## Exercise prompt
Give back only the lines from the one that contains "Write the matplotlib code for this chart." through the one that contains "ax.set_facecolor('white')", word for word and without images.

═══

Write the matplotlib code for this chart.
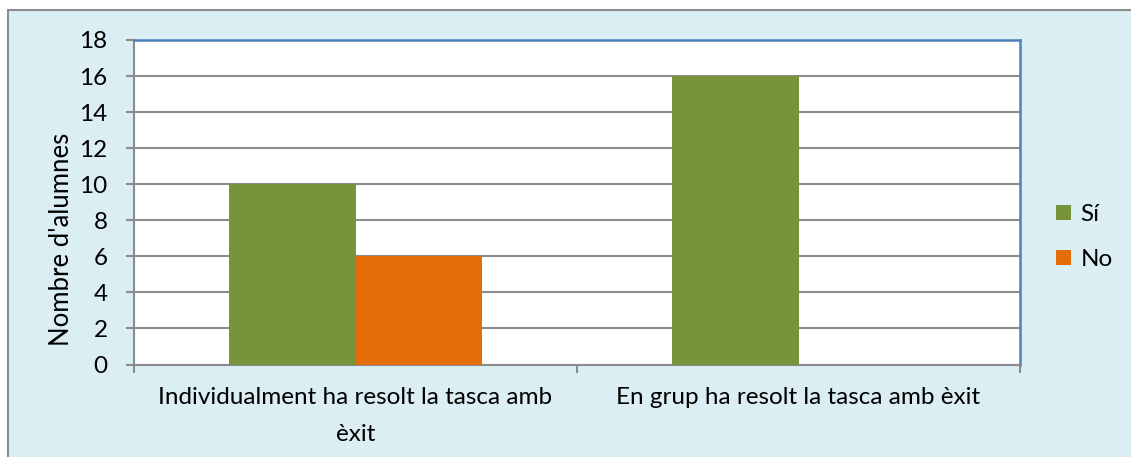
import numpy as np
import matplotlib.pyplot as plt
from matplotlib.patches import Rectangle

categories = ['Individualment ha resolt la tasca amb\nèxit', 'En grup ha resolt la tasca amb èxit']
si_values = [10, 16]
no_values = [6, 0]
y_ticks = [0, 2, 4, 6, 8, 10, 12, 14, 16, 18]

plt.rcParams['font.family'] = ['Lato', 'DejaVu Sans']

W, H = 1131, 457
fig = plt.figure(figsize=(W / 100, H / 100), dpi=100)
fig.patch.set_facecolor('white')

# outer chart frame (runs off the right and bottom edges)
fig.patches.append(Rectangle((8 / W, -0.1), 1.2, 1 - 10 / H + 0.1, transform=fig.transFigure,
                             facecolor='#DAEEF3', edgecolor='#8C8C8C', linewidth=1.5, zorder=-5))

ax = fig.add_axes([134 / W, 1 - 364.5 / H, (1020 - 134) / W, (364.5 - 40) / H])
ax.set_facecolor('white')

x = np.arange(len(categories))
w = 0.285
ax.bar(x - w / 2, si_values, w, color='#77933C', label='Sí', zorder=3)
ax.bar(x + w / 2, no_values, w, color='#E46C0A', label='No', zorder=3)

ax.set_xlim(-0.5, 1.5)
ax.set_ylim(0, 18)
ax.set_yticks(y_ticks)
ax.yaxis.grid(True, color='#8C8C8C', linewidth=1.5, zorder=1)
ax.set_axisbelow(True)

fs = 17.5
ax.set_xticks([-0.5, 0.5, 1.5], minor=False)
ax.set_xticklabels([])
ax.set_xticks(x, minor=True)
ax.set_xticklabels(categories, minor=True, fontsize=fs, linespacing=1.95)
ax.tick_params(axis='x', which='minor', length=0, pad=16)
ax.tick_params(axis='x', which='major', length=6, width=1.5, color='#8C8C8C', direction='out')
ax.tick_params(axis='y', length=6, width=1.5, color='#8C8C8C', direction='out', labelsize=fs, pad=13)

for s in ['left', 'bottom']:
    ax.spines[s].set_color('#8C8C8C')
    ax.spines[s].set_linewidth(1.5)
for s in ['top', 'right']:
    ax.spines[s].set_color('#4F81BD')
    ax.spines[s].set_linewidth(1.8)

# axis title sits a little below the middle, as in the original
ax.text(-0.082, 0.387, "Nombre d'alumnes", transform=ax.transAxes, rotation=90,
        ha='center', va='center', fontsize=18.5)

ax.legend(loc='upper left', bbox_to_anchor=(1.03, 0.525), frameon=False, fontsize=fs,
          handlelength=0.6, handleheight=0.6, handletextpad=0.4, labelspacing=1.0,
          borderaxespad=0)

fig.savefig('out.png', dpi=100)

═══

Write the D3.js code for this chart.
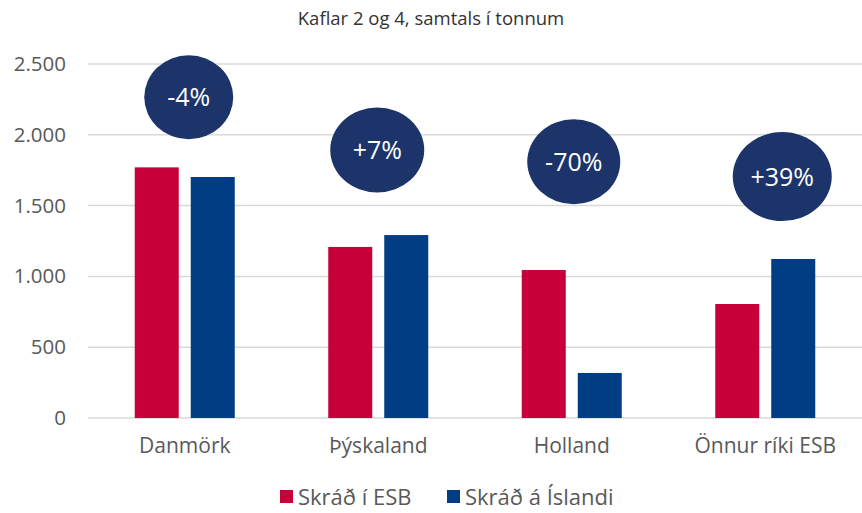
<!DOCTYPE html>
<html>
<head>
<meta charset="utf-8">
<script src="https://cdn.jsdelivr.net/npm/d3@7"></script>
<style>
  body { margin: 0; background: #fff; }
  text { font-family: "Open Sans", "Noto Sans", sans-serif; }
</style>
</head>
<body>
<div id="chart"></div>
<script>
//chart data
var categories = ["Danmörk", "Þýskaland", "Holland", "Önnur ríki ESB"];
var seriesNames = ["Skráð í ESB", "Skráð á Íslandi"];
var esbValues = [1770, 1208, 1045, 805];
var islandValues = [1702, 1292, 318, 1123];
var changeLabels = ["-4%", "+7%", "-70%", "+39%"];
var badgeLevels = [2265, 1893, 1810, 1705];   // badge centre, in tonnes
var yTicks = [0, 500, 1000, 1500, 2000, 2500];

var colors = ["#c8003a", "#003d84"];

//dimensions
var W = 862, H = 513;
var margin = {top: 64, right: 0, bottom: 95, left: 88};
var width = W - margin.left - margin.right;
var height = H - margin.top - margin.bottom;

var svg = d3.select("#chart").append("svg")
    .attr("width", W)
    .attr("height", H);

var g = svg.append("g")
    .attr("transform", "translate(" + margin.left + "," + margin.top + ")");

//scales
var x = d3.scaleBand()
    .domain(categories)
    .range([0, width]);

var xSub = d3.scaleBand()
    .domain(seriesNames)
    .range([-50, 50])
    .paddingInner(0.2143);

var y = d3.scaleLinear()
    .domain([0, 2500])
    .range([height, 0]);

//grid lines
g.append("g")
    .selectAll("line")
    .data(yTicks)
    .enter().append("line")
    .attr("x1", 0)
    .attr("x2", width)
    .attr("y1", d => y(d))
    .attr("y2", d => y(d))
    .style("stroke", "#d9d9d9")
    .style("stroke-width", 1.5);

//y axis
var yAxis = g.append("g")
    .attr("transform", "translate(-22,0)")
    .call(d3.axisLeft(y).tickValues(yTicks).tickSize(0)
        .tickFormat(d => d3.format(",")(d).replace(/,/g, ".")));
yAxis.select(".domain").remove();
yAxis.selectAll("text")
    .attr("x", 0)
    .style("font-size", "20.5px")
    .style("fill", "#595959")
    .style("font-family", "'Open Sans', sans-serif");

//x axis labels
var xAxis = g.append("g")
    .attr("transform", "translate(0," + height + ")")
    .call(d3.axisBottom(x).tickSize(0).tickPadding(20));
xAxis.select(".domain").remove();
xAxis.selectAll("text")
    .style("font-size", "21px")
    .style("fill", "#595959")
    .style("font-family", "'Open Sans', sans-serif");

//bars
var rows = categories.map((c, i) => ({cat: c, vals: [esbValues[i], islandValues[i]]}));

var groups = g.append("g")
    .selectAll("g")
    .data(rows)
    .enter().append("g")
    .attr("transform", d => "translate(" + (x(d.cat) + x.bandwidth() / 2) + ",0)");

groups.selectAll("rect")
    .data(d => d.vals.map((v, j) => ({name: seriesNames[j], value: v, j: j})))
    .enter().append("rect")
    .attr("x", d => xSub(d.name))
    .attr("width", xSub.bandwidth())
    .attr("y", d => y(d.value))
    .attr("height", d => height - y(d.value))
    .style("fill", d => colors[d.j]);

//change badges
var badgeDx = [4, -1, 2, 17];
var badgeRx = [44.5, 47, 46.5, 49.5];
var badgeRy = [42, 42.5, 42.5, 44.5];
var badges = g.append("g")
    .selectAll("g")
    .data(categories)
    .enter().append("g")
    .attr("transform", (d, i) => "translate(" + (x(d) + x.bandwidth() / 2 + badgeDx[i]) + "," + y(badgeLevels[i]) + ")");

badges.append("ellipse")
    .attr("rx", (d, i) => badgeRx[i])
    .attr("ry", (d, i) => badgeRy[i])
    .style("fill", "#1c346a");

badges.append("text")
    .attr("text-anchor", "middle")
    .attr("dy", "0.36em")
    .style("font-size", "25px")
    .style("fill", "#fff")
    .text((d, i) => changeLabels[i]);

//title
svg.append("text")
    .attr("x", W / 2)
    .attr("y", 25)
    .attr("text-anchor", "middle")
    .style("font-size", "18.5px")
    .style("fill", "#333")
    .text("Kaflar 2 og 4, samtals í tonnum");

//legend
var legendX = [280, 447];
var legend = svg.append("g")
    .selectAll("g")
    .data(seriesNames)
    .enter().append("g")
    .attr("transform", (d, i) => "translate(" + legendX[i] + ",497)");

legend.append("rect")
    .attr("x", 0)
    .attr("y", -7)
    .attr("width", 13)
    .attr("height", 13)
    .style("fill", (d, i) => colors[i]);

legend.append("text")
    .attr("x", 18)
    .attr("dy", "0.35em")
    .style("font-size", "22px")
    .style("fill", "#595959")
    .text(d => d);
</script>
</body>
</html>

═══

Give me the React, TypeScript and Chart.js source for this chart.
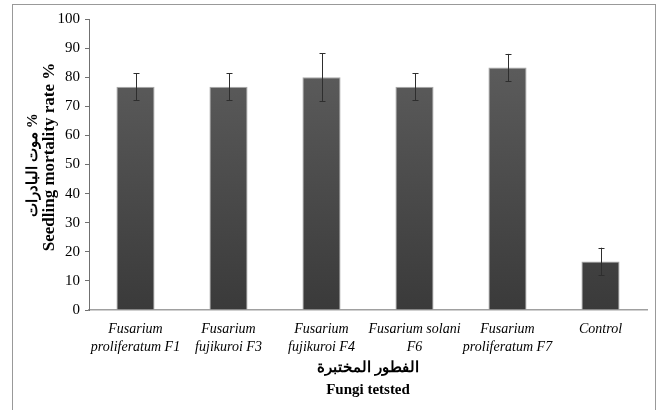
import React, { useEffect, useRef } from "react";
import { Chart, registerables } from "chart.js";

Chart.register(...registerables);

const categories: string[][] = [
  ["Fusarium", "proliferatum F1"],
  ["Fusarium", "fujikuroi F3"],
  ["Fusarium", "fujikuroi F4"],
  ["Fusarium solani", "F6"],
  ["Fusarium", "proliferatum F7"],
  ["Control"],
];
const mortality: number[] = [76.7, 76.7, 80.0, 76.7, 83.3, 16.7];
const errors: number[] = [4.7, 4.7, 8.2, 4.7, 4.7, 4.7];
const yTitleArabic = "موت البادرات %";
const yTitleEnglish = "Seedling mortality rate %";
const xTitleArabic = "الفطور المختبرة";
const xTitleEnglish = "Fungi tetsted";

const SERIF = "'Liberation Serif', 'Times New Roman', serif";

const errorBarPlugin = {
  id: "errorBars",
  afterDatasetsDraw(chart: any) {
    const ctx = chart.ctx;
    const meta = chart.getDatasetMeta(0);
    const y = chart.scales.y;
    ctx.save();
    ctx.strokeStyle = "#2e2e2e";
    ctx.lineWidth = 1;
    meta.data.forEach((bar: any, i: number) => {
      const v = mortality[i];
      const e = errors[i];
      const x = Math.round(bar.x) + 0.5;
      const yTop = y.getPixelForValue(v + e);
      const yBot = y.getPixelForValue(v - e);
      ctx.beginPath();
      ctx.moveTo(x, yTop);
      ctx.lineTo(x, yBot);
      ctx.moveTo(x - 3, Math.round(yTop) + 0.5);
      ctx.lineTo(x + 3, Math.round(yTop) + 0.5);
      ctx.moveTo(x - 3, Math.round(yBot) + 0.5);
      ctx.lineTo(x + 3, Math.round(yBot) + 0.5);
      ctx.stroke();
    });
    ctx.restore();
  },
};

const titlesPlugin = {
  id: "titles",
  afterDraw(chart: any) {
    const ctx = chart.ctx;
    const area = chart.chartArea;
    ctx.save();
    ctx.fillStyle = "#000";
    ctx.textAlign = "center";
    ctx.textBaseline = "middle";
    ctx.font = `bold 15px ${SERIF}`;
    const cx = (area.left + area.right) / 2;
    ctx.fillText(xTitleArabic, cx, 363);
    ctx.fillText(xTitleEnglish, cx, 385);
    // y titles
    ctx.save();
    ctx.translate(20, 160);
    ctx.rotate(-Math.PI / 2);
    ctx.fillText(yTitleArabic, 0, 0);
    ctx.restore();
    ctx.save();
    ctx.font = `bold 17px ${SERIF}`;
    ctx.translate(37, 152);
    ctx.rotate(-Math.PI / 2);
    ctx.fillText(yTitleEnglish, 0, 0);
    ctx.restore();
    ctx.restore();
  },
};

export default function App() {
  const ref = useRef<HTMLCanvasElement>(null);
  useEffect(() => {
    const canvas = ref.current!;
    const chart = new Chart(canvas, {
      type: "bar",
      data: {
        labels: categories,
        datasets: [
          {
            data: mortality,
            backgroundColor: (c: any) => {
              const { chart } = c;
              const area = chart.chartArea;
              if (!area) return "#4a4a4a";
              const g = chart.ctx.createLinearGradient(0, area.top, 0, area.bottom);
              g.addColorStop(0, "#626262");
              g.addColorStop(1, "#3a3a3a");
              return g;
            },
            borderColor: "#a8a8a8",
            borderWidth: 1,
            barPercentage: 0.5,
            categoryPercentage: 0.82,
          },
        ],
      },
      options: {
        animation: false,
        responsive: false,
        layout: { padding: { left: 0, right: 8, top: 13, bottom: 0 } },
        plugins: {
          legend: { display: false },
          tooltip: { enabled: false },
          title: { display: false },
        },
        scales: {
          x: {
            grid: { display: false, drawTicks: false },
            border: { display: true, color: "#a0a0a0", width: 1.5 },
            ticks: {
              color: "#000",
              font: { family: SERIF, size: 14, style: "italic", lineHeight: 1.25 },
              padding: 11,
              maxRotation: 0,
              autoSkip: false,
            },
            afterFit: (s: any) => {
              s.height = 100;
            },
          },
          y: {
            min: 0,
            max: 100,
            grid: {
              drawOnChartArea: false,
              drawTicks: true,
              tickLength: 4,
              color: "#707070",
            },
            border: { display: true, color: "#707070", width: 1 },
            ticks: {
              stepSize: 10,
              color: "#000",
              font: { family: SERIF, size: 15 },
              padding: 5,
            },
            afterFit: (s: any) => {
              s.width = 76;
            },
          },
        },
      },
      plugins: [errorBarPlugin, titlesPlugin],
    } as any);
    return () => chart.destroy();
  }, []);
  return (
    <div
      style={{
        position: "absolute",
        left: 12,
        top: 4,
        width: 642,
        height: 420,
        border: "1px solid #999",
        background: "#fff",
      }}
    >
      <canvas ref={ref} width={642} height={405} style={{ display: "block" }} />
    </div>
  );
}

═══

## Solution to this exercise
Write the matplotlib code for this chart.
import numpy as np
import matplotlib.pyplot as plt
from matplotlib.patches import Rectangle

categories = ['Individualment ha resolt la tasca amb\nèxit', 'En grup ha resolt la tasca amb èxit']
si_values = [10, 16]
no_values = [6, 0]
y_ticks = [0, 2, 4, 6, 8, 10, 12, 14, 16, 18]

plt.rcParams['font.family'] = ['Lato', 'DejaVu Sans']

W, H = 1131, 457
fig = plt.figure(figsize=(W / 100, H / 100), dpi=100)
fig.patch.set_facecolor('white')

# outer chart frame (runs off the right and bottom edges)
fig.patches.append(Rectangle((8 / W, -0.1), 1.2, 1 - 10 / H + 0.1, transform=fig.transFigure,
                             facecolor='#DAEEF3', edgecolor='#8C8C8C', linewidth=1.5, zorder=-5))

ax = fig.add_axes([134 / W, 1 - 364.5 / H, (1020 - 134) / W, (364.5 - 40) / H])
ax.set_facecolor('white')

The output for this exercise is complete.